Try 'clef cmip5 --help' for help.
Error: Invalid value for '--table' / '--mip' / '-t': invalid choice: days. (choose from Amon, Omon, OImon, LImon, Lmon, 6hrPlev, 6hrLev, 3hr, Oclim, Oyr, aero, cfOff, cfSites, cfMon, cfDay, cf3hr, day, fx, grids)
Made another spelling mistake, in this case the tool knows that I passed a wrong value and lists for me all the available options for the CMOR table. Eventually we are aiming to validate all the arguments we can, although for some it is no possible to pass all the possible values (ensemble for example).
!clef cmip5 --variable tasmin --experiment historical --table day --ensemble r2i1p1
/g/data/al33/replicas/CMIP5/combined/CCCma/CanCM4/historical/day/atmos/day/r2i1p1/v20120207/tasmin/
/g/data/al33/replicas/CMIP5/combined/CCCma/CanCM4/historical/day/atmos/day/r2i1p1/v20120612/tasmin/
/g/data/al33/replicas/CMIP5/combined/CCCma/CanESM2/historical/day/atmos/day/r2i1p1/v20120410/tasmin/
....
/g/data/al33/replicas/CMIP5/combined/NOAA-GFDL/GFDL-CM3/historical/day/atmos/day/r2i1p1/v20120227/tasmin/
/g/data/rr3/publications/CMIP5/output1/CSIRO-QCCCE/CSIRO-Mk3-6-0/historical/day/atmos/day/r2i1p1/files/tasmin_20110518/
Everything available on ESGF is also available locally
The tool first searches on the ESGF for all the files that match the constraints we passed. It then looks for these file locally and if it finds them it returns their path on raijin.

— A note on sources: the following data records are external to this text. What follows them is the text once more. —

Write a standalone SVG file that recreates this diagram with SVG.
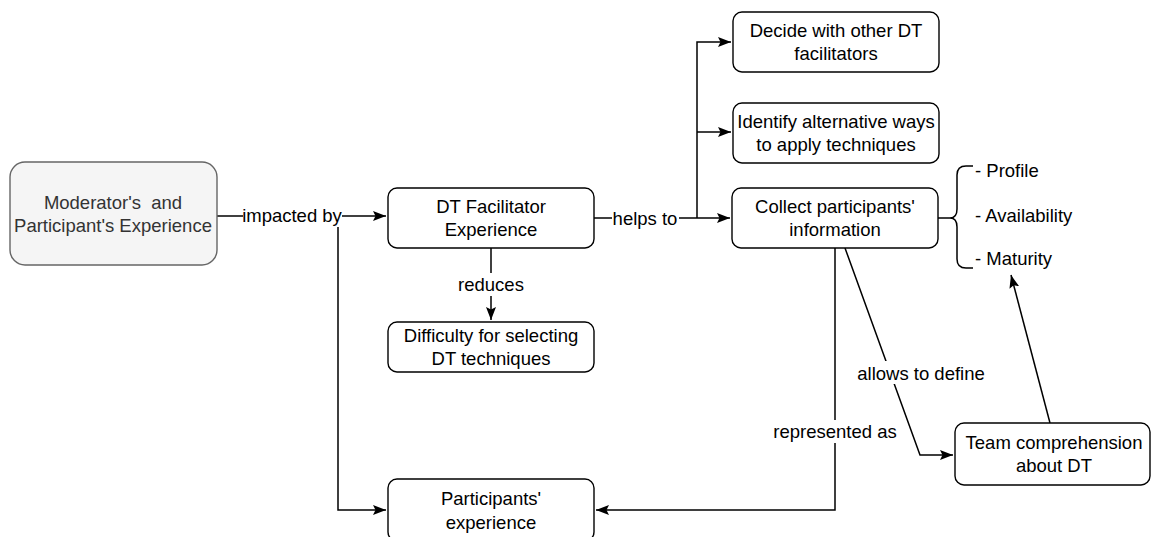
<svg xmlns="http://www.w3.org/2000/svg" width="1152" height="537" viewBox="0 0 1152 537">
<style>
.box{fill:#fff;stroke:#000;stroke-width:1.4}
.grey{fill:#f5f5f5;stroke:#666;stroke-width:1.4}
text{font-family:"Liberation Sans",Arial,sans-serif;font-size:18.5px;fill:#000;text-anchor:middle;white-space:pre}
.gt{fill:#333}
.lt{text-anchor:start}
.edge{fill:none;stroke:#000;stroke-width:1.5}
.lbl{fill:#fff;stroke:none}
</style>
<defs>
<marker id="arr" markerUnits="userSpaceOnUse" markerWidth="14" markerHeight="12" refX="13" refY="5.5" orient="auto">
<path d="M0,0.5 L13,5.5 L0,10.5 L2.5,5.5 Z" fill="#000"/>
</marker>
</defs>
<rect width="1152" height="537" fill="#fff"/>
<g id="connectors">
<path class="edge" d="M217,216 L386,216" marker-end="url(#arr)"/>
<path class="edge" d="M338,216 L338,510 L386,510" marker-end="url(#arr)"/>
<path class="edge" d="M594,218 L730,218" marker-end="url(#arr)"/>
<path class="edge" d="M697,218 L697,42 L731,42" marker-end="url(#arr)"/>
<path class="edge" d="M697,132 L731,132" marker-end="url(#arr)"/>
<path class="edge" d="M491,248 L491,320" marker-end="url(#arr)"/>
<path class="edge" d="M835,248 L835,510 L596,510" marker-end="url(#arr)"/>
<path class="edge" d="M845,248 L920,455 L953,455" marker-end="url(#arr)"/>
<path class="edge" d="M1050,423 L1011,275" marker-end="url(#arr)"/>
<path class="edge" d="M973,166 L966,166 Q957,166 957,175 L957,209 Q957,218 950,218 L938,218 M950,218 Q957,218 957,227 L957,259 Q957,268 966,268 L973,268"/>
<rect class="lbl" x="243" y="204" width="99" height="23"/>
<text x="292" y="222">impacted by</text>
<rect class="lbl" x="612" y="207" width="67" height="23"/>
<text x="645" y="224.5">helps to</text>
<rect class="lbl" x="458" y="273" width="66" height="23"/>
<text x="491" y="291">reduces</text>
<rect class="lbl" x="770" y="420" width="130" height="23"/>
<text x="835" y="438">represented as</text>
<rect class="lbl" x="855" y="361" width="132" height="23"/>
<text x="921" y="379.5">allows to define</text>
</g>
<g id="moderator">
<rect class="grey" x="10" y="162" width="207" height="103" rx="15"/>
<text class="gt" x="113" y="208.5">Moderator's  and</text>
<text class="gt" x="113" y="231.5">Participant's Experience</text>
</g>
<g id="dt-facilitator">
<rect class="box" x="388" y="188" width="206" height="60" rx="9"/>
<text x="491" y="213">DT Facilitator</text>
<text x="491" y="236">Experience</text>
</g>
<g id="difficulty">
<rect class="box" x="388" y="322" width="206" height="50" rx="9"/>
<text x="491" y="342">Difficulty for selecting</text>
<text x="491" y="365">DT techniques</text>
</g>
<g id="decide">
<rect class="box" x="733" y="12" width="206" height="60" rx="9"/>
<text x="836" y="37">Decide with other DT</text>
<text x="836" y="60">facilitators</text>
</g>
<g id="identify">
<rect class="box" x="733" y="103" width="206" height="60" rx="9"/>
<text x="836" y="128">Identify alternative ways</text>
<text x="836" y="151">to apply techniques</text>
</g>
<g id="collect">
<rect class="box" x="732" y="188" width="206" height="60" rx="9"/>
<text x="835" y="213">Collect participants'</text>
<text x="835" y="236">information</text>
</g>
<g id="attributes">
<text class="lt" x="975" y="176.5">- Profile</text>
<text class="lt" x="975" y="221.5">- Availability</text>
<text class="lt" x="975" y="264.5">- Maturity</text>
</g>
<g id="participants-experience">
<rect class="box" x="388" y="479" width="206" height="62" rx="9"/>
<text x="491" y="504.5">Participants'</text>
<text x="491" y="528.5">experience</text>
</g>
<g id="team-comprehension">
<rect class="box" x="955" y="423" width="195" height="62" rx="9"/>
<text x="1054" y="449">Team comprehension</text>
<text x="1054" y="472">about DT</text>
</g>
</svg>
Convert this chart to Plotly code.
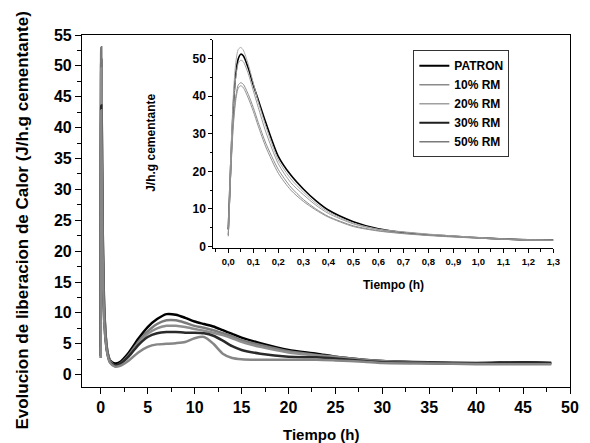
import plotly.graph_objects as go

# ---------------- data ----------------
series_names = ["PATRON", "10% RM", "20% RM", "30% RM", "50% RM"]

# main plot: time (h)
t_main = [0, 0.05, 0.2, 0.4, 0.7, 1.0, 1.5, 2, 3, 4, 5, 6, 7, 8, 9, 10, 11, 12, 13, 14, 15,
          17, 20, 23, 25, 28, 30, 35, 40, 45, 48]
patron_main = [4.5, 51, 24, 9.7, 3.7, 2.3, 1.8, 2.0, 3.6, 5.8, 7.7, 9.0, 9.8, 9.7, 9.2, 8.6, 8.2, 7.8, 7.2, 6.6, 6.0,
               5.1, 4.0, 3.4, 2.9, 2.4, 2.2, 2.0, 1.9, 2.0, 1.9]
rm10_main = [2.7, 53, 23, 9.2, 3.9, 2.2, 1.5, 1.7, 3.2, 5.3, 7.0, 8.2, 8.8, 8.8, 8.4, 7.9, 7.6, 7.2, 6.7, 6.2, 5.6,
             4.8, 3.8, 3.2, 2.9, 2.4, 2.2, 1.9, 1.8, 1.9, 1.8]
rm20_main = [3.0, 49.6, 22, 8.8, 3.8, 2.1, 1.4, 1.6, 3.0, 5.0, 6.6, 7.5, 7.9, 7.9, 7.7, 7.4, 7.1, 6.8, 6.4, 5.9, 5.3,
             4.5, 3.6, 3.1, 2.8, 2.3, 2.1, 1.9, 1.8, 1.9, 1.8]
rm30_main = [3.0, 43.6, 20.5, 8.0, 3.5, 2.0, 1.5, 1.7, 3.0, 4.8, 6.1, 6.7, 6.9, 6.9, 6.8, 6.8, 6.7, 6.3, 5.5, 4.6, 4.0,
             3.4, 2.9, 2.8, 2.6, 2.2, 2.0, 1.9, 1.8, 2.0, 1.9]
rm50_main = [2.7, 42.8, 19.5, 7.8, 3.4, 1.9, 1.3, 1.4, 2.3, 3.6, 4.5, 4.9, 5.0, 5.1, 5.3, 5.9, 6.1, 5.0, 3.4, 2.7, 2.5,
             2.4, 2.4, 2.4, 2.3, 2.1, 1.9, 1.8, 1.7, 1.7, 1.7]

# inset: first 1.3 h
t_inset = [0, 0.01, 0.02, 0.03, 0.04, 0.05, 0.06, 0.08, 0.1, 0.12, 0.15, 0.2, 0.25, 0.3, 0.35, 0.4,
           0.5, 0.6, 0.7, 0.8, 0.9, 1.0, 1.1, 1.2, 1.3]
patron_inset = [4.5, 22, 37, 46, 50, 51.2, 50.8, 47.5, 43, 39, 33, 24, 19, 15.3, 12.2, 9.7,
                6.6, 4.7, 3.7, 3.1, 2.7, 2.3, 2.0, 1.8, 1.8]
rm10_inset = [3, 24, 40, 49, 52.5, 53, 52.3, 48.5, 43.5, 38.5, 32, 23, 18, 14.5, 11.5, 9.2,
              6.2, 4.6, 3.9, 3.3, 2.8, 2.4, 2.0, 1.8, 1.7]
rm20_inset = [3, 22, 37, 45, 48.8, 49.6, 49.2, 46, 41.5, 37, 30.5, 22, 17, 13.8, 11, 8.8,
              6.0, 4.5, 3.8, 3.2, 2.8, 2.3, 2.0, 1.8, 1.7]
rm30_inset = [3, 20, 33, 40, 43, 43.6, 43.2, 40.5, 37, 33, 27.5, 20.5, 15.8, 12.5, 10, 8,
              5.5, 4.2, 3.5, 3.0, 2.6, 2.2, 1.9, 1.7, 1.6]
rm50_inset = [2.7, 19.5, 32, 39, 42.2, 42.8, 42.3, 39.5, 36, 32, 26.5, 19.5, 15, 12, 9.7, 7.8,
              5.3, 4.1, 3.4, 2.9, 2.5, 2.2, 1.9, 1.7, 1.6]

inset_tick_vals = [0.0, 0.1, 0.2, 0.3, 0.4, 0.5, 0.6, 0.7, 0.8, 0.9, 1.0, 1.1, 1.2, 1.3]
inset_tick_text = ["0,0", "0,1", "0,2", "0,3", "0,4", "0,5", "0,6", "0,7", "0,8", "0.,9",
                   "1,0", "1,1", "1,2", "1,3"]

main_values = [patron_main, rm10_main, rm20_main, rm30_main, rm50_main]
inset_values = [patron_inset, rm10_inset, rm20_inset, rm30_inset, rm50_inset]

# ---------------- styles ----------------
main_colors = ["#000000", "#7a7a7a", "#8e8e8e", "#2a2a2a", "#868686"]
inset_colors = ["#000000", "#a8a8a8", "#9a9a9a", "#8a8a8a", "#909090"]
legend_colors = ["#000000", "#8a8a8a", "#a0a0a0", "#1e1e1e", "#7a7a7a"]
FONT = "Arial, Liberation Sans, sans-serif"

fig = go.Figure()

for name, vals, col in zip(series_names, main_values, main_colors):
    fig.add_trace(go.Scatter(x=t_main, y=vals, mode="lines", name=name, showlegend=False,
                             line=dict(color=col, width=2.5, shape="spline", smoothing=0.7),
                             xaxis="x", yaxis="y"))

for i, (name, vals, col) in enumerate(zip(series_names, inset_values, inset_colors)):
    fig.add_trace(go.Scatter(x=t_inset, y=vals, mode="lines", name=name, showlegend=False,
                             line=dict(color=col, width=1.6 if i == 0 else 1, shape="spline", smoothing=0.7),
                             xaxis="x2", yaxis="y2"))

# legend entries (line samples)
for i, (name, col) in enumerate(zip(series_names, legend_colors)):
    fig.add_trace(go.Scatter(x=[None], y=[None], mode="lines", name=name,
                             line=dict(color=col, width=2 if i in (0, 3) else 1.5),
                             xaxis="x2", yaxis="y2"))

fig.update_layout(
    width=590, height=443,
    margin=dict(l=82, r=11, t=35, b=56),
    paper_bgcolor="white", plot_bgcolor="white",
    font=dict(family=FONT, color="black"),
    showlegend=True,
    legend=dict(x=0.679, y=0.957, xanchor="left", yanchor="top",
                bordercolor="#333333", borderwidth=1, bgcolor="white",
                font=dict(size=12, family=FONT, color="black", weight="bold"),
                itemwidth=30, tracegroupgap=0),
    xaxis=dict(domain=[0, 1], range=[-2, 50], showgrid=False, zeroline=False,
               showline=True, linecolor="black", linewidth=1.2, mirror=True,
               ticks="outside", ticklen=6, tickwidth=1.2, tickcolor="black",
               tickvals=list(range(0, 51, 5)),
               tickfont=dict(size=16, family=FONT, weight="bold"),
               minor=dict(ticks="outside", ticklen=4, tickwidth=1, tickcolor="black", dtick=2.5, tick0=0)),
    yaxis=dict(domain=[0, 1], range=[-2, 55], showgrid=False, zeroline=False,
               showline=True, linecolor="black", linewidth=1.2, mirror=True,
               ticks="outside", ticklen=6, tickwidth=1.2, tickcolor="black",
               tickvals=list(range(0, 56, 5)),
               tickfont=dict(size=16, family=FONT, weight="bold"),
               minor=dict(ticks="outside", ticklen=4, tickwidth=1, tickcolor="black", dtick=2.5, tick0=0)),
    xaxis2=dict(domain=[0.269, 0.966], anchor="y2", range=[-0.06, 1.3], showgrid=False, zeroline=False,
                showline=True, linecolor="black", linewidth=1, mirror=False,
                ticks="outside", ticklen=4, tickwidth=1, tickcolor="black",
                tickvals=inset_tick_vals, ticktext=inset_tick_text,
                tickfont=dict(size=9.5, family=FONT, weight="bold"),
                minor=dict(ticks="outside", ticklen=2.5, tickwidth=1, tickcolor="black", dtick=0.05, tick0=0)),
    yaxis2=dict(domain=[0.394, 0.986], anchor="x2", range=[-0.5, 55], showgrid=False, zeroline=False,
                showline=True, linecolor="black", linewidth=1, mirror=False,
                ticks="outside", ticklen=4, tickwidth=1, tickcolor="black",
                tickvals=[0, 10, 20, 30, 40, 50],
                tickfont=dict(size=12, family=FONT, weight="bold"),
                minor=dict(ticks="outside", ticklen=2.5, tickwidth=1, tickcolor="black", dtick=5, tick0=0)),
    annotations=[
        dict(text="Evolucion de liberacion de Calor (J/h.g cementante)", xref="paper", yref="paper",
             x=-0.122, y=0.474, xanchor="center", yanchor="middle", textangle=-90, showarrow=False,
             font=dict(size=17, family=FONT, weight="bold")),
        dict(text="Tiempo (h)", xref="paper", yref="paper", x=0.489, y=-0.136,
             xanchor="center", yanchor="middle", showarrow=False,
             font=dict(size=15, family=FONT, weight="bold")),
        dict(text="J/h.g cementante", xref="paper", yref="paper", x=0.141, y=0.693,
             xanchor="center", yanchor="middle", textangle=-90, showarrow=False,
             font=dict(size=12, family=FONT, weight="bold")),
        dict(text="Tiempo (h)", xref="paper", yref="paper", x=0.639, y=0.29,
             xanchor="center", yanchor="middle", showarrow=False,
             font=dict(size=12, family=FONT, weight="bold")),
    ],
)

fig.write_html("out.html", config={"displayModeBar": False},
               post_script="document.body.style.margin='0px';")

For all the files it can’t find locally, the tool check an NCI table listing the downloads they are working on. Finally it lists missing datasets which are in the download queue, followed by the datasets that are not available locally and no one has yet requested.
The tool lists the datasets paths and dataset_ids, we used to have a
--format file
option but this has been removed in most recent
versions.
The query by default returns the latest available version. What if we want to have a look at all the available versions?
!clef cmip5 --variable clivi --experiment historical --table Amon -m ACCESS1.0 --all-versions
/g/data/rr3/publications/CMIP5/output1/CSIRO-BOM/ACCESS1-0/historical/mon/atmos/Amon/r1i1p1/files/clivi_20120115/
/g/data/rr3/publications/CMIP5/output1/CSIRO-BOM/ACCESS1-0/historical/mon/atmos/Amon/r1i1p1/files/clivi_20120727/
/g/data/rr3/publications/CMIP5/output1/CSIRO-BOM/ACCESS1-0/historical/mon/atmos/Amon/r3i1p1/files/clivi_20140402/
Everything available on ESGF is also available locally
The option --all-versions
is the reverse of --latest
, which is
also the default, so we get a list of all available versions. Since all
the ACCESS1.0 data is available on NCI (which is the authoritative
source for the ACCESS models) the tool shouldn’t find any missing
datasets, if it does please let us know about it.